Brad Wilson

Personal information
- Date of birth: November 19, 1972 (age 53)
- Place of birth: Long Beach, California, United States
- Height: 5 ft 10 in (1.78 m)
- Position: Midfielder

Youth career
- 1991: Irvine Valley College
- 1992–1993: St. Louis University
- 1994: Cal State Fullerton

Senior career*
- Years: Team / Apps / (Gls)
- 1995: Saarbrücken
- 1996–1997: Los Angeles Galaxy / 25 / (1)
- 1997–1998: Orange County Zodiac / 30 / (9)

= Brad Wilson (soccer) =

American soccer player

Brad Wilson (born November 19, 1972) is a retired American soccer midfielder who played just over one season with the Los Angeles Galaxy in Major League Soccer.

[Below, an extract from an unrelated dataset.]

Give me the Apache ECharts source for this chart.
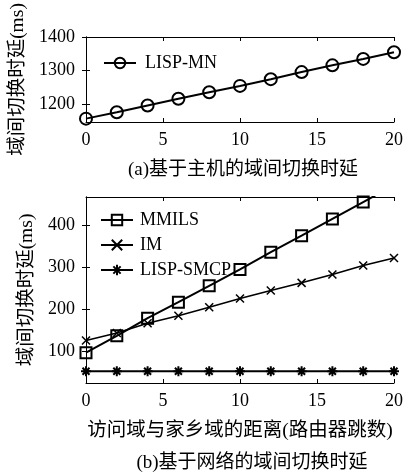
<!DOCTYPE html>
<html><head><meta charset="utf-8">
<script src="https://cdn.jsdelivr.net/npm/echarts@6/dist/echarts.min.js"></script>
<style>html,body{margin:0;padding:0;background:#fff}#c{width:406px;height:473px}</style>
</head><body><div id="c"></div>
<script>
const hops = [0, 2, 4, 6, 8, 10, 12, 14, 16, 18, 20];
const lispMN = [1158, 1177, 1197, 1217, 1236, 1255, 1275, 1296, 1316, 1335, 1355];
const mmils = [97, 137, 179, 217, 256, 295, 336, 375, 415, 455, 495];
const im = [126, 144, 167, 185, 205, 226, 245, 263, 283, 304, 322];
const lispSMCP = [53, 53, 53, 53, 53, 53, 53, 53, 53, 53, 53];
const xTicks = [0, 5, 10, 15, 20];
const yTicksA = [1200, 1300, 1400];
const yTicksB = [100, 200, 300, 400];
const yNameA = '域间切换时延(ms)';
const yNameB = '域间切换时延(ms)';
const xNameB = '访问域与家乡域的距离(路由器跳数)';
const titleA = '(a)基于主机的域间切换时延';
const titleB = '(b)基于网络的域间切换时延';

const FONT = "'Liberation Serif','Noto Sans CJK SC',serif";
const pairs = arr => hops.map((x, i) => [x, arr[i]]);
const lineAx = {show: true, lineStyle: {color: '#000', width: 1}};
const tick = {show: true, inside: true, length: 4, lineStyle: {color: '#000', width: 1}};
const plain = v => String(v);

function xAx(grid, showLabel, pos, name) {
  return {
    type: 'value', gridIndex: grid, min: 0, max: 20, position: pos,
    axisLine: lineAx, splitLine: {show: false},
    axisTick: Object.assign({}, tick, {customValues: xTicks}),
    axisLabel: {show: showLabel, customValues: xTicks, formatter: plain, color: '#000', fontSize: 18, fontFamily: FONT, margin: 9},
    name: name || '', nameLocation: 'middle', nameGap: 38,
    nameTextStyle: {color: '#000', fontSize: 19.5, fontFamily: FONT}
  };
}
function yAx(grid, min, max, ticks, showLabel, pos, name) {
  return {
    type: 'value', gridIndex: grid, min: min, max: max, position: pos,
    axisLine: lineAx, splitLine: {show: false},
    axisTick: Object.assign({}, tick, {customValues: ticks}),
    axisLabel: {show: showLabel, customValues: ticks, formatter: plain, color: '#000', fontSize: 18, fontFamily: FONT, margin: 11},
    name: name || '', nameLocation: 'middle', nameGap: 44, nameRotate: 90,
    nameTextStyle: {color: '#000', fontSize: 19.5, fontFamily: FONT}
  };
}
const ln = {color: '#000', width: 2};
const hollow = {color: 'rgba(0,0,0,0)', borderColor: '#000', borderWidth: 2};
const crossPath = 'path://M0,0L10,10M10,0L0,10';
const starPath = 'path://M5,0L5,10M0,5L10,5M1.5,1.5L8.5,8.5M8.5,1.5L1.5,8.5';
const titleStyle = {fontSize: 19, fontWeight: 'normal', color: '#000', fontFamily: FONT};

const option = {
  animation: false,
  backgroundColor: '#fff',
  textStyle: {fontFamily: FONT},
  title: [
    {text: titleA, left: 243, top: 161, padding: 0, textAlign: 'center', textStyle: titleStyle},
    {text: titleB, left: 252, top: 454, padding: 0, textAlign: 'center', textStyle: titleStyle}
  ],
  grid: [
    {left: 86, right: 8, top: 37, height: 85},
    {left: 86, right: 8, top: 197, height: 186}
  ],
  xAxis: [
    xAx(0, true, 'bottom'), xAx(0, false, 'top'),
    xAx(1, true, 'bottom', xNameB), xAx(1, false, 'top')
  ],
  yAxis: [
    yAx(0, 1148, 1400, yTicksA, true, 'left', yNameA), yAx(0, 1148, 1400, yTicksA, false, 'right'),
    yAx(1, 25, 467, yTicksB, true, 'left', yNameB), yAx(1, 25, 467, yTicksB, false, 'right')
  ],
  legend: [
    {data: ['LISP-MN'], left: 98, top: 49, itemWidth: 32, itemHeight: 13,
     textStyle: {fontSize: 18, color: '#000', fontFamily: FONT, padding: [0, 0, 0, 4]}},
    {data: ['MMILS', 'IM', 'LISP-SMCP'], orient: 'vertical', left: 95, top: 206, itemWidth: 32, itemHeight: 13, itemGap: 7,
     textStyle: {fontSize: 18, color: '#000', fontFamily: FONT, padding: [0, 0, 0, 2]}}
  ],
  series: [
    {name: 'LISP-MN', type: 'line', xAxisIndex: 0, yAxisIndex: 0, data: pairs(lispMN),
     symbol: 'circle', symbolSize: 12, lineStyle: ln, itemStyle: hollow, clip: true},
    {name: 'MMILS', type: 'line', xAxisIndex: 2, yAxisIndex: 2, data: pairs(mmils),
     symbol: 'rect', symbolSize: 11, lineStyle: ln, itemStyle: hollow, clip: true},
    {name: 'IM', type: 'line', xAxisIndex: 2, yAxisIndex: 2, data: pairs(im),
     symbol: crossPath, symbolSize: 8, lineStyle: {color: '#000', width: 1.6},
     itemStyle: {color: 'rgba(0,0,0,0)', borderColor: '#000', borderWidth: 1.5}, clip: true},
    {name: 'LISP-SMCP', type: 'line', xAxisIndex: 2, yAxisIndex: 2, data: pairs(lispSMCP),
     symbol: starPath, symbolSize: 10, lineStyle: ln,
     itemStyle: {color: 'rgba(0,0,0,0)', borderColor: '#000', borderWidth: 2}, clip: true}
  ]
};
echarts.init(document.getElementById('c'), null, {renderer: 'canvas'}).setOption(option);
</script></body></html>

Wilson graduated from El Toro High School in Lake Forest, California. In 1991, he attended Irvine Valley College. He transferred to St. Louis University where he played on the men's soccer team in 1992 and 1993. In 1994, he returned to California where he finished his collegiate career with Cal State Fullerton in 1994. In 1995, he played for FC Saarbrücken in the German Third Division.

In February 1996, the Los Angeles Galaxy selected Wilson in the 13th round (124th overall) of the 1996 MLS Inaugural Player Draft. He played twenty-two games with the Galaxy in 1996, then started the 1997 season before being waived July after three games. He moved to the Orange County Zodiac of the USISL. On February 1, 1998, the Tampa Bay Mutiny selected Wilson in the first round (7th overall) of the 1998 MLS Supplemental Draft. On March 2, 1998, the Mutiny waived Wilson. In the spring of 1998, he had a trial with the Chicago Fire, but was not signed. He then returned to the Zodiac for the 1998 season.

He currently coaches with the West Coast Futbol Club.